積載量を最大限に増やして、トラックの台数や輸送回数を減らすことについては、創業当時から続けられています。また、コンテナ内部を見直すことで積載面での効率化を図っています。通常であれば500個ものコンテナが必要となるところ、効率化により、現在では150個~200個ものコンテナを減らすことができました。
「環境に配慮したデザイン」をシンプルに説明すると、単に見栄えのいいデザインという意味ではないということです。見栄えのいいデザインの製品を提供するというのは、当社の“お家芸”ともいえることなので、改めて述べる必要もないかと思います。
イケアでは製品のデザインが決められてから、お客様の手元に届けられるまでという、“製品のサイクル全体”において環境につながっているということを知ってもらいたいのです。
例えば、「クリッパン(KLIPPAN)シリーズ」というソファーの一部では、ノックダウン式(組立式)を採用しています。以前は、完成した形のまま販売していましたが、現在では座面(シート)・背もたれ・両脇(アームレスト)の部分に分解し、「フラットパック」のサイズに収まるようになっています。つまり、購入後にお客様に組み立ててもらうわけです。これにより積載量を増やし、輸送回数を減らしてCO2の削減、さらにはコストの削減による低価格化を実現しています。
実は、ソファーは最もかさばる製品のため、環境への影響を抑えつつ経済的に輸送することは困難でした。このような製品の改善や製品サイクルの見直しは、イケアでは随時行われているのです。そういった意味で、「環境に配慮したデザイン」と述べているわけです。
すでに多くの製品で組み立て式を採用しており、当社の従業員でも、組み立て式であることを知ると驚くようなものもあります。

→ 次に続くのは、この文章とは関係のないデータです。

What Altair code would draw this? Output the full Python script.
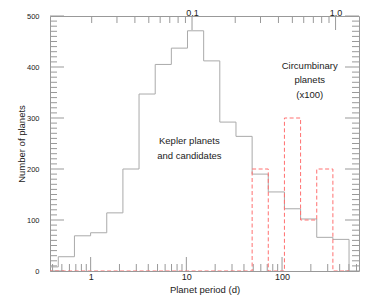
import altair as alt
import pandas as pd

# ---- data ----
period_edges = [0.311, 0.459, 0.677, 0.999, 1.473, 2.173, 3.204, 4.727, 6.971, 10.28,
                15.17, 22.37, 33.00, 48.68, 71.78, 105.9, 156.2, 230.4, 339.8, 501.2]
kepler_counts = [8, 28, 69, 75, 114, 200, 347, 405, 437, 471,
                 412, 292, 264, 190, 155, 122, 102, 66, 62, 0]
circumbinary_x100 = [0, 0, 0, 0, 0, 0, 0, 0, 0, 0,
                     0, 0, 0, 200, 0, 300, 100, 200, 0, 0]

period_major = [1, 10, 100]
period_minor = [0.4, 0.5, 0.6, 0.7, 0.8, 0.9, 2, 3, 4, 5, 6, 7, 8, 9,
                20, 30, 40, 50, 60, 70, 80, 90, 200, 300, 400, 500, 600]
count_major = [0, 100, 200, 300, 400, 500]
count_minor = [v for v in range(10, 500, 10) if v % 100 != 0]
au_major = [0.1, 1.0]
au_minor = [0.02, 0.03, 0.04, 0.05, 0.06, 0.07, 0.08, 0.09,
            0.2, 0.3, 0.4, 0.5, 0.6, 0.7, 0.8, 0.9]

annotation_text = ["Kepler planets\nand candidates", "Circumbinary\nplanets\n(x100)"]
annotation_period = [10.75, 194.5]
annotation_count = [249, 397]

period_domain = [0.376, 637]
au_domain = [0.01025, 1.456]
count_domain = [0, 500]

# ---- styling ----
W, H = 309, 255
FRAME = "#999999"
TICK = "#999999"
HIST = "#aaaaaa"
RED = "#ff7070"
TXT = "#222222"
FONT = "Liberation Sans"

pscale = alt.Scale(type="log", domain=period_domain, nice=False)
ascale = alt.Scale(type="log", domain=au_domain, nice=False)
yscale = alt.Scale(domain=count_domain, nice=False, zero=False)

x_axis = alt.Axis(values=period_major, format="d", title="Planet period (d)",
                  ticks=False, tickSize=0, domain=False, grid=False,
                  labelPadding=1, labelFontSize=9, titleFontSize=9.5,
                  titlePadding=3, labelFlush=False, labelOverlap=False)
y_axis = alt.Axis(values=count_major, title="Number of planets",
                  ticks=False, tickSize=0, domain=False, grid=False,
                  labelPadding=11, labelFontSize=7.5, titleFontSize=9.5,
                  titlePadding=0, labelFlush=False, labelOverlap=False)
top_axis = alt.Axis(orient="top", values=au_major, format=".1f",
                    title="Semimajor axis (a.u.)", ticks=False, tickSize=0,
                    domain=False, grid=False, labelPadding=-1, labelFontSize=9,
                    titleFontSize=6.5, titlePadding=2, labelFlush=False,
                    labelOverlap=False)

def X(field="period"):
    return alt.X(f"{field}:Q", scale=pscale, axis=x_axis)

def Y(field="count"):
    return alt.Y(f"{field}:Q", scale=yscale, axis=y_axis)

hist_df = pd.DataFrame({"period": period_edges, "count": kepler_counts})
cb_df = pd.DataFrame({"period": period_edges, "count": circumbinary_x100})

kepler = alt.Chart(hist_df).mark_line(
    interpolate="step-after", color=HIST, strokeWidth=1, clip=True
).encode(x=X(), y=Y())

circ = alt.Chart(cb_df).mark_line(
    interpolate="step-after", color=RED, strokeWidth=1, strokeDash=[4, 2.5], clip=True
).encode(x=X(), y=Y())

# inward ticks
pmaj = pd.DataFrame({"period": period_major})
pmin = pd.DataFrame({"period": period_minor})
cmaj = pd.DataFrame({"count": count_major})
cmin = pd.DataFrame({"count": count_minor})

bot_major = alt.Chart(pmaj).mark_rule(color=TICK).encode(
    x=X(), y=alt.value(H), y2=alt.value(H - 14))
bot_minor = alt.Chart(pmin).mark_rule(color=TICK).encode(
    x=X(), y=alt.value(H), y2=alt.value(H - 7))
left_major = alt.Chart(cmaj).mark_rule(color=TICK).encode(
    y=Y(), x=alt.value(0), x2=alt.value(14))
left_minor = alt.Chart(cmin).mark_rule(color=TICK).encode(
    y=Y(), x=alt.value(0), x2=alt.value(7))
right_major = alt.Chart(cmaj).mark_rule(color=TICK).encode(
    y=Y(), x=alt.value(W), x2=alt.value(W - 14))
right_minor = alt.Chart(cmin).mark_rule(color=TICK).encode(
    y=Y(), x=alt.value(W), x2=alt.value(W - 7))

ann_df = pd.DataFrame({"label": annotation_text, "period": annotation_period,
                       "count": annotation_count})
ann = alt.Chart(ann_df).mark_text(
    align="center", baseline="alphabetic", lineBreak="\n", lineHeight=14.5,
    fontSize=9.5, color=TXT, font=FONT
).encode(x=X(), y=Y(), text="label:N")

main = alt.layer(bot_minor, bot_major, left_minor, left_major,
                 right_minor, right_major, kepler, circ, ann)

amaj = pd.DataFrame({"au": au_major})
amin = pd.DataFrame({"au": au_minor})
top_major = alt.Chart(amaj).mark_rule(color=TICK).encode(
    x=alt.X("au:Q", scale=ascale, axis=top_axis), y=alt.value(0), y2=alt.value(14))
top_minor = alt.Chart(amin).mark_rule(color=TICK).encode(
    x=alt.X("au:Q", scale=ascale, axis=top_axis), y=alt.value(0), y2=alt.value(7))
top = alt.layer(top_minor, top_major)

chart = alt.layer(main, top).resolve_scale(x="independent").properties(
    width=W, height=H,
    padding={"left": 42, "top": 8, "right": 7, "bottom": 30},
    autosize=alt.AutoSizeParams(type="none"),
).configure(font=FONT).configure_view(
    stroke=FRAME, strokeWidth=1
).configure_axis(
    labelColor=TXT, titleColor=TXT, labelFont=FONT, titleFont=FONT,
    titleFontWeight="normal"
)

chart.save("out.html", embed_options={"renderer": "svg", "actions": False})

お客様には、「セルフサーブ」という倉庫のエリアで製品を選んでいただき、お家で組み立ててもらいます。当社で製品を購入した方であればお分かりかと思いますが、組立説明書を見ていただくと、組み立て方の絵だけが載っています。これにより、世界中のどなたでも、絵を見ただけで直観的に、簡単に組み立てることが可能となっているわけです。
製品のサイクル全体を指して「環境に配慮したデザイン」と述べているとのことですが、リサイクルの側面についてもお聞かせください。
私の肩書に「Green & Sustainability Responsible」とあるのですが、各ストアに「Green」と呼ばれる部署が存在します。
世界中のどのストアでも、レジの前にはアウトレットコーナーというものがあります。基本的にストアの2階がショールームとなっているのですが、そこにはたくさんの展示品があります。それらの展示品は季節によって変えられるのですが、Greenの部署が責任をもって展示品を管理しています。
通常であれば、変えられてしまう展示品は不要になるわけですが、イケアの場合はほかのストアのショールームで使うことができないかを確認し、それが無理ならばGreenの部署が引き取り、アウトレットコーナーで安くお客様に提供しているのです。もし、製品としての機能が損なわれているのであれば、パーツに分解して倉庫に保管し、修理などに使われます。
それらでも無理だとなって、ようやく廃棄という流れに進むのですが、廃棄時でもリサイクルを最優先に考えます。
このように、ストア内のGreenという部署がアウトレットコーナーに代表されるような、環境に配慮した取り組みを進めているとういうわけです。
最終的に廃棄となる量は、現在では製品全体のわずか3%~4%ほどではないでしょうか。製品サイクルの全体図には「End of Life」とありますが、廃棄までを考えて、各国のストアのGreenの部署が日々、環境負荷を低減させる取り組みを行っています。
「Green」と呼ばれる部署には、どれくらいの人たちが所属しているのですか。
船橋のストアでは、10人ほどが所属しています。ほかのストアでも、10人前後はいるかと思います。